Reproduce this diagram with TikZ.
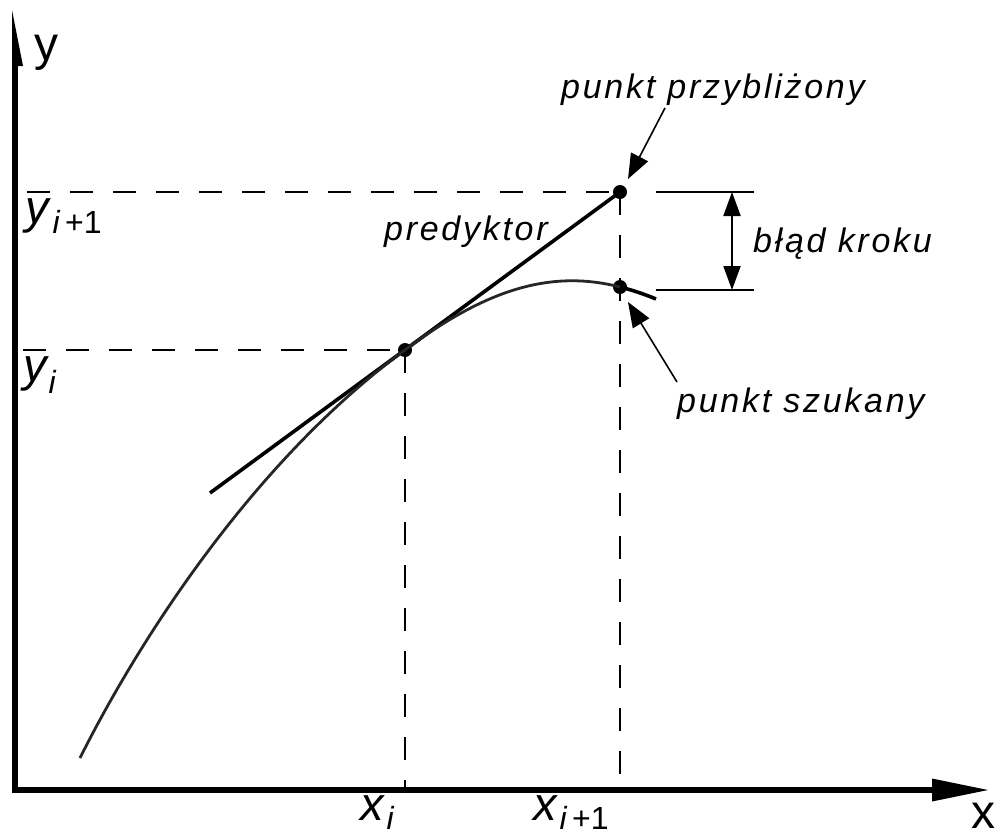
\documentclass[tikz,border=0pt]{standalone}
\usepackage{fontspec}
\setmainfont{Liberation Sans}
\newfontfamily\spaced{Liberation Sans}[LetterSpace=8]
\usetikzlibrary{arrows.meta}
\begin{document}
\begin{tikzpicture}[x=1pt,y=-1pt,
  dot/.style={circle,fill=black,inner sep=0pt,minimum size=14pt},
  dsh/.style={line width=2pt,dash pattern=on 23pt off 20pt},
  dim/.style={line width=2pt},
  lbl/.style={anchor=base west,inner sep=0pt,font=\fontsize{34}{38}\selectfont\spaced\itshape},
  ptr/.style={line width=1.6pt,-{Triangle[length=25pt,width=19pt]}},
  dbl/.style={line width=2pt,{Triangle[length=24pt,width=17pt]}-{Triangle[length=24pt,width=17pt]}},
  axl/.style={anchor=base west,inner sep=0pt,font=\fontsize{48}{52}\selectfont},
  tick/.style={anchor=base west,inner sep=0pt,font=\fontsize{47}{50}\selectfont\itshape},
  curve/.style={line width=2.8pt,black!85},
  tang/.style={line width=3.6pt},
]
\useasboundingbox (0,0) rectangle (1004,836);
% axes
\coordinate (ya) at (15,793);
\coordinate (yb) at (15,60);
\draw[line width=6pt] (ya) -- (yb);
\fill (12,10) -- (23,66) -- (12,66) -- cycle;
\coordinate (xa) at (12,790);
\coordinate (xb) at (934,790);
\draw[line width=6.5pt] (xa) -- (xb);
\fill (932,778.5) -- (988,790) -- (932,801.5) -- cycle;
% points
\node[dot] (pi) at (405,350) {};
\node[dot] (pp) at (620,192) {};
\node[dot] (ps) at (620,287) {};
\coordinate (yi) at (23,350);
\coordinate (yn) at (27,192);
\coordinate (xi) at (405,790);
\coordinate (xn) at (620,790);
\draw[dsh] (yi) -- (pi.center);
\draw[dsh] (pi.center) -- (xi);
\draw[dsh] (yn) -- (pp.center);
\draw[dsh] (pp.center) -- (xn);
% tangent (predyktor)
\coordinate (ts) at (210,493);
\draw[tang] (ts) -- (pp.center);
% curve
\coordinate (cs) at (80,758);
\coordinate (ce) at (656,299);
\draw[curve] (cs) .. controls (140,638) and (255,460) .. (pi.center)
  .. controls (485,290) and (550,269) .. (ps.center);
\draw[tang] (ps.center) .. controls (632,290) and (644,294) .. (ce);
% dimension
\coordinate (d1a) at (656,192);
\coordinate (d1b) at (754,192);
\coordinate (d2a) at (656,290);
\coordinate (d2b) at (754,290);
\draw[dim] (d1a) -- (d1b);
\draw[dim] (d2a) -- (d2b);
\coordinate (da) at (732,192);
\coordinate (db) at (732,290);
\draw[dbl] (da) -- (db);
% pointers
\coordinate (p1s) at (665,108);
\coordinate (p1e) at (628,179);
\coordinate (p2s) at (677,382);
\coordinate (p2e) at (628,302);
\draw[ptr] (p1s) -- (p1e);
\draw[ptr] (p2s) -- (p2e);
% labels
\node[lbl] (lpp) at (561,98) {punkt przybliżony};
\node[lbl] (lbk) at (753,252) {błąd kroku};
\node[lbl] (lpr) at (384,240) {predyktor};
\node[lbl] (lps) at (677,412) {punkt szukany};
\node[axl] (ly) at (34,60) {y};
\node[axl] (lx) at (971,828) {x};
\node[tick] (lyn) at (25,223) {y\hspace{4pt}\raisebox{-10pt}{\fontsize{32}{34}\selectfont{\itshape i}\upshape\,+1}};
\node[tick] (lyi) at (23,381) {y\hspace{2pt}\raisebox{-12pt}{\fontsize{32}{34}\selectfont i}};
\node[tick] (lxi) at (360,820) {x\hspace{3pt}\raisebox{-9pt}[0pt][0pt]{\fontsize{32}{34}\selectfont i}};
\node[tick] (lxn) at (533,820) {x\hspace{3pt}\raisebox{-9pt}[0pt][0pt]{\fontsize{32}{34}\selectfont{\itshape i}\upshape\,+1}};
\end{tikzpicture}
\end{document}
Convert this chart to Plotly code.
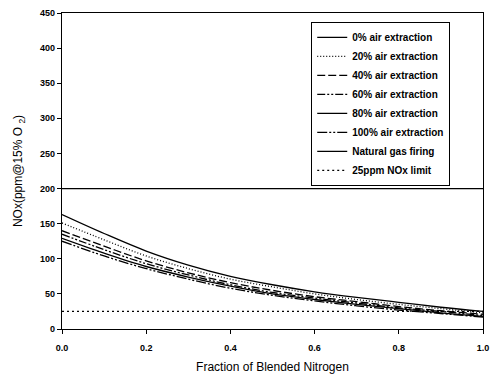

****

Without the pictures, write out the whole listing above exactly as it appears.

▸ **Answer for the task**:
Reproduce this diagram with TikZ.
\documentclass[tikz,border=0pt]{standalone}
\usepackage{fontspec}
\setmainfont{Liberation Sans}
\newfontfamily\spaced{Liberation Sans}[LetterSpace=8]
\usetikzlibrary{arrows.meta}
\begin{document}
\begin{tikzpicture}[x=1pt,y=-1pt,
  dot/.style={circle,fill=black,inner sep=0pt,minimum size=14pt},
  dsh/.style={line width=2pt,dash pattern=on 23pt off 20pt},
  dim/.style={line width=2pt},
  lbl/.style={anchor=base west,inner sep=0pt,font=\fontsize{34}{38}\selectfont\spaced\itshape},
  ptr/.style={line width=1.6pt,-{Triangle[length=25pt,width=19pt]}},
  dbl/.style={line width=2pt,{Triangle[length=24pt,width=17pt]}-{Triangle[length=24pt,width=17pt]}},
  axl/.style={anchor=base west,inner sep=0pt,font=\fontsize{48}{52}\selectfont},
  tick/.style={anchor=base west,inner sep=0pt,font=\fontsize{47}{50}\selectfont\itshape},
  curve/.style={line width=2.8pt,black!85},
  tang/.style={line width=3.6pt},
]
\useasboundingbox (0,0) rectangle (1004,836);
% axes
\coordinate (ya) at (15,793);
\coordinate (yb) at (15,60);
\draw[line width=6pt] (ya) -- (yb);
\fill (12,10) -- (23,66) -- (12,66) -- cycle;
\coordinate (xa) at (12,790);
\coordinate (xb) at (934,790);
\draw[line width=6.5pt] (xa) -- (xb);
\fill (932,778.5) -- (988,790) -- (932,801.5) -- cycle;
% points
\node[dot] (pi) at (405,350) {};
\node[dot] (pp) at (620,192) {};
\node[dot] (ps) at (620,287) {};
\coordinate (yi) at (23,350);
\coordinate (yn) at (27,192);
\coordinate (xi) at (405,790);
\coordinate (xn) at (620,790);
\draw[dsh] (yi) -- (pi.center);
\draw[dsh] (pi.center) -- (xi);
\draw[dsh] (yn) -- (pp.center);
\draw[dsh] (pp.center) -- (xn);
% tangent (predyktor)
\coordinate (ts) at (210,493);
\draw[tang] (ts) -- (pp.center);
% curve
\coordinate (cs) at (80,758);
\coordinate (ce) at (656,299);
\draw[curve] (cs) .. controls (140,638) and (255,460) .. (pi.center)
  .. controls (485,290) and (550,269) .. (ps.center);
\draw[tang] (ps.center) .. controls (632,290) and (644,294) .. (ce);
% dimension
\coordinate (d1a) at (656,192);
\coordinate (d1b) at (754,192);
\coordinate (d2a) at (656,290);
\coordinate (d2b) at (754,290);
\draw[dim] (d1a) -- (d1b);
\draw[dim] (d2a) -- (d2b);
\coordinate (da) at (732,192);
\coordinate (db) at (732,290);
\draw[dbl] (da) -- (db);
% pointers
\coordinate (p1s) at (665,108);
\coordinate (p1e) at (628,179);
\coordinate (p2s) at (677,382);
\coordinate (p2e) at (628,302);
\draw[ptr] (p1s) -- (p1e);
\draw[ptr] (p2s) -- (p2e);
% labels
\node[lbl] (lpp) at (561,98) {punkt przybliżony};
\node[lbl] (lbk) at (753,252) {błąd kroku};
\node[lbl] (lpr) at (384,240) {predyktor};
\node[lbl] (lps) at (677,412) {punkt szukany};
\node[axl] (ly) at (34,60) {y};
\node[axl] (lx) at (971,828) {x};
\node[tick] (lyn) at (25,223) {y\hspace{4pt}\raisebox{-10pt}{\fontsize{32}{34}\selectfont{\itshape i}\upshape\,+1}};
\node[tick] (lyi) at (23,381) {y\hspace{2pt}\raisebox{-12pt}{\fontsize{32}{34}\selectfont i}};
\node[tick] (lxi) at (360,820) {x\hspace{3pt}\raisebox{-9pt}[0pt][0pt]{\fontsize{32}{34}\selectfont i}};
\node[tick] (lxn) at (533,820) {x\hspace{3pt}\raisebox{-9pt}[0pt][0pt]{\fontsize{32}{34}\selectfont{\itshape i}\upshape\,+1}};
\end{tikzpicture}
\end{document}
Convert this chart to Plotly code.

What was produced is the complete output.